## begin

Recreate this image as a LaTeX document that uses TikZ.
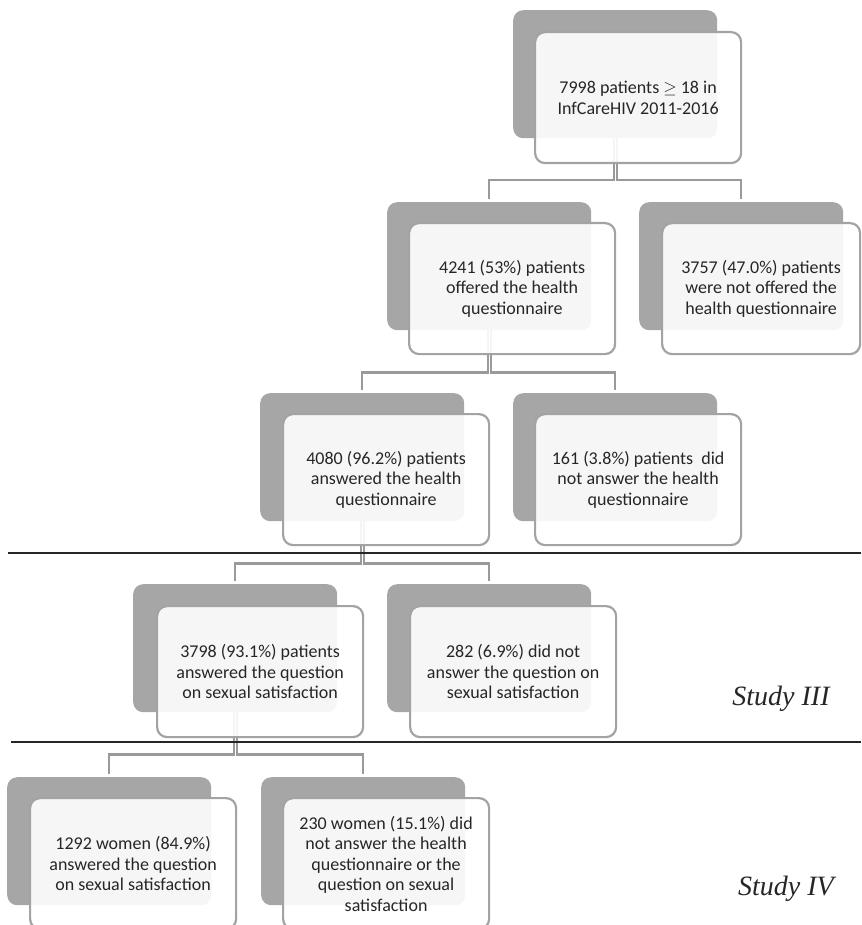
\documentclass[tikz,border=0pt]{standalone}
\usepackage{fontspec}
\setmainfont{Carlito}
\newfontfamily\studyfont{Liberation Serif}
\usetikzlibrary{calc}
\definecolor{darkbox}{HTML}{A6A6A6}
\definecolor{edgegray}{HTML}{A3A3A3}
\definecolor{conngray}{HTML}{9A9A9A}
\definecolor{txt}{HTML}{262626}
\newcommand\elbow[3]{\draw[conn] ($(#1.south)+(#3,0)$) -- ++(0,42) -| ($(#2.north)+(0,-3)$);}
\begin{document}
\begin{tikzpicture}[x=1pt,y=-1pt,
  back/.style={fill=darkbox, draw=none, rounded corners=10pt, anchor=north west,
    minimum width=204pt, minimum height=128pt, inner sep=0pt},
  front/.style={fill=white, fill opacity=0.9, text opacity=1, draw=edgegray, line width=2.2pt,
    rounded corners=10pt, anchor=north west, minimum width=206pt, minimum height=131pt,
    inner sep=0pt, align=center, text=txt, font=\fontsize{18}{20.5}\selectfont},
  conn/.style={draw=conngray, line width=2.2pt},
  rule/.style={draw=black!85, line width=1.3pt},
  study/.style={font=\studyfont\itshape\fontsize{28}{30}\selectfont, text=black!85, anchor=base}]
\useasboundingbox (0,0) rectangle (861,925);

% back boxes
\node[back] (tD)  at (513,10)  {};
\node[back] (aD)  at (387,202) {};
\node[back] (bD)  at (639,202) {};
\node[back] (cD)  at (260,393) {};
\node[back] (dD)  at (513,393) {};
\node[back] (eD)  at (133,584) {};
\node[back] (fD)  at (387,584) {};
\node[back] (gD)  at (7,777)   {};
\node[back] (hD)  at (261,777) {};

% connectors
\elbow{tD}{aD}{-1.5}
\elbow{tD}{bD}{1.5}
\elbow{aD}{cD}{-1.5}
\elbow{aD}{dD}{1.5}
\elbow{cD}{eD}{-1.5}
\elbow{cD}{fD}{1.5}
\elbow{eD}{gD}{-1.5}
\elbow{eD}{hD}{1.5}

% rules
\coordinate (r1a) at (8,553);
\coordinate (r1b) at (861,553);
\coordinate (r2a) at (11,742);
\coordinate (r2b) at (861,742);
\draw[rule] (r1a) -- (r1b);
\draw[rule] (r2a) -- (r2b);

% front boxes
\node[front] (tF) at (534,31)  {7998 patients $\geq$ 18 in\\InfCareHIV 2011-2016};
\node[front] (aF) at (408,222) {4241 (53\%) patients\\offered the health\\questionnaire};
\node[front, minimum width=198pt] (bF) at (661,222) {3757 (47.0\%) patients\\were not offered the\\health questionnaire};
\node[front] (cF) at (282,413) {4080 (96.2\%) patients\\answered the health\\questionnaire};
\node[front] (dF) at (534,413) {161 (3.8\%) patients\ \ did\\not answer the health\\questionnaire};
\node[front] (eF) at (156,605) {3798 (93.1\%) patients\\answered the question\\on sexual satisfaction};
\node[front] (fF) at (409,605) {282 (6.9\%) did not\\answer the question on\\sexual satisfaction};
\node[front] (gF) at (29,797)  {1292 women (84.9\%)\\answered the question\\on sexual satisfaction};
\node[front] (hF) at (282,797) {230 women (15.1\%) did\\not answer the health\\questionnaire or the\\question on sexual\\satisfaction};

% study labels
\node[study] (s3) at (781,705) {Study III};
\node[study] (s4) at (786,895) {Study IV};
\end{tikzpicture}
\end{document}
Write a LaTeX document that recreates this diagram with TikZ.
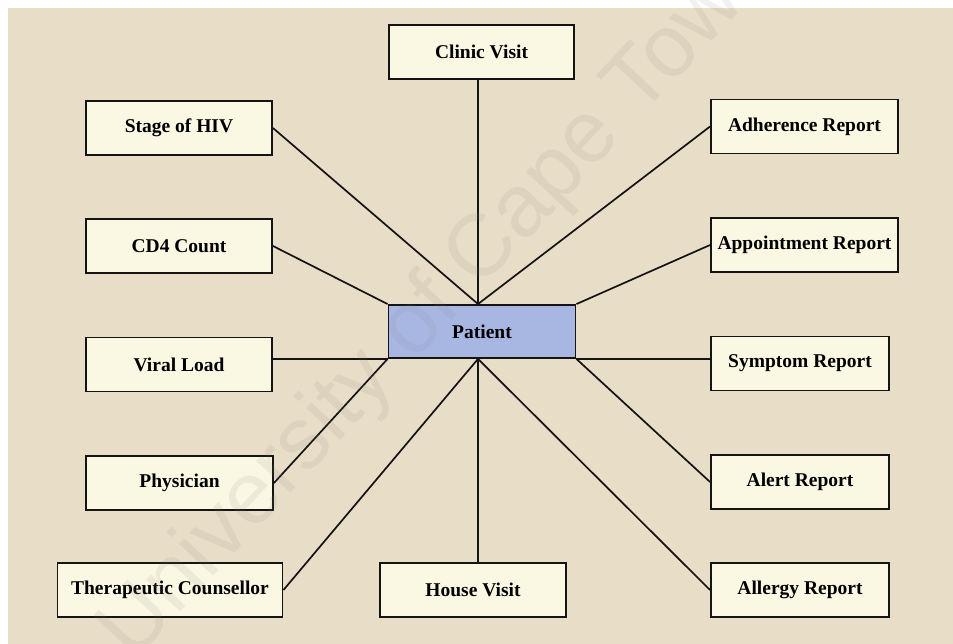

## end

_Task to carry out_: Skip every picture and transcribe the data above exactly.

_Solution for this problem_:
Recreate this image as a LaTeX document that uses TikZ.
\documentclass[tikz,border=0pt]{standalone}
\usepackage{fontspec}
\setmainfont{Carlito}
\newfontfamily\studyfont{Liberation Serif}
\usetikzlibrary{calc}
\definecolor{darkbox}{HTML}{A6A6A6}
\definecolor{edgegray}{HTML}{A3A3A3}
\definecolor{conngray}{HTML}{9A9A9A}
\definecolor{txt}{HTML}{262626}
\newcommand\elbow[3]{\draw[conn] ($(#1.south)+(#3,0)$) -- ++(0,42) -| ($(#2.north)+(0,-3)$);}
\begin{document}
\begin{tikzpicture}[x=1pt,y=-1pt,
  back/.style={fill=darkbox, draw=none, rounded corners=10pt, anchor=north west,
    minimum width=204pt, minimum height=128pt, inner sep=0pt},
  front/.style={fill=white, fill opacity=0.9, text opacity=1, draw=edgegray, line width=2.2pt,
    rounded corners=10pt, anchor=north west, minimum width=206pt, minimum height=131pt,
    inner sep=0pt, align=center, text=txt, font=\fontsize{18}{20.5}\selectfont},
  conn/.style={draw=conngray, line width=2.2pt},
  rule/.style={draw=black!85, line width=1.3pt},
  study/.style={font=\studyfont\itshape\fontsize{28}{30}\selectfont, text=black!85, anchor=base}]
\useasboundingbox (0,0) rectangle (861,925);

% back boxes
\node[back] (tD)  at (513,10)  {};
\node[back] (aD)  at (387,202) {};
\node[back] (bD)  at (639,202) {};
\node[back] (cD)  at (260,393) {};
\node[back] (dD)  at (513,393) {};
\node[back] (eD)  at (133,584) {};
\node[back] (fD)  at (387,584) {};
\node[back] (gD)  at (7,777)   {};
\node[back] (hD)  at (261,777) {};

% connectors
\elbow{tD}{aD}{-1.5}
\elbow{tD}{bD}{1.5}
\elbow{aD}{cD}{-1.5}
\elbow{aD}{dD}{1.5}
\elbow{cD}{eD}{-1.5}
\elbow{cD}{fD}{1.5}
\elbow{eD}{gD}{-1.5}
\elbow{eD}{hD}{1.5}

% rules
\coordinate (r1a) at (8,553);
\coordinate (r1b) at (861,553);
\coordinate (r2a) at (11,742);
\coordinate (r2b) at (861,742);
\draw[rule] (r1a) -- (r1b);
\draw[rule] (r2a) -- (r2b);

% front boxes
\node[front] (tF) at (534,31)  {7998 patients $\geq$ 18 in\\InfCareHIV 2011-2016};
\node[front] (aF) at (408,222) {4241 (53\%) patients\\offered the health\\questionnaire};
\node[front, minimum width=198pt] (bF) at (661,222) {3757 (47.0\%) patients\\were not offered the\\health questionnaire};
\node[front] (cF) at (282,413) {4080 (96.2\%) patients\\answered the health\\questionnaire};
\node[front] (dF) at (534,413) {161 (3.8\%) patients\ \ did\\not answer the health\\questionnaire};
\node[front] (eF) at (156,605) {3798 (93.1\%) patients\\answered the question\\on sexual satisfaction};
\node[front] (fF) at (409,605) {282 (6.9\%) did not\\answer the question on\\sexual satisfaction};
\node[front] (gF) at (29,797)  {1292 women (84.9\%)\\answered the question\\on sexual satisfaction};
\node[front] (hF) at (282,797) {230 women (15.1\%) did\\not answer the health\\questionnaire or the\\question on sexual\\satisfaction};

% study labels
\node[study] (s3) at (781,705) {Study III};
\node[study] (s4) at (786,895) {Study IV};
\end{tikzpicture}
\end{document}
Write a LaTeX document that recreates this diagram with TikZ.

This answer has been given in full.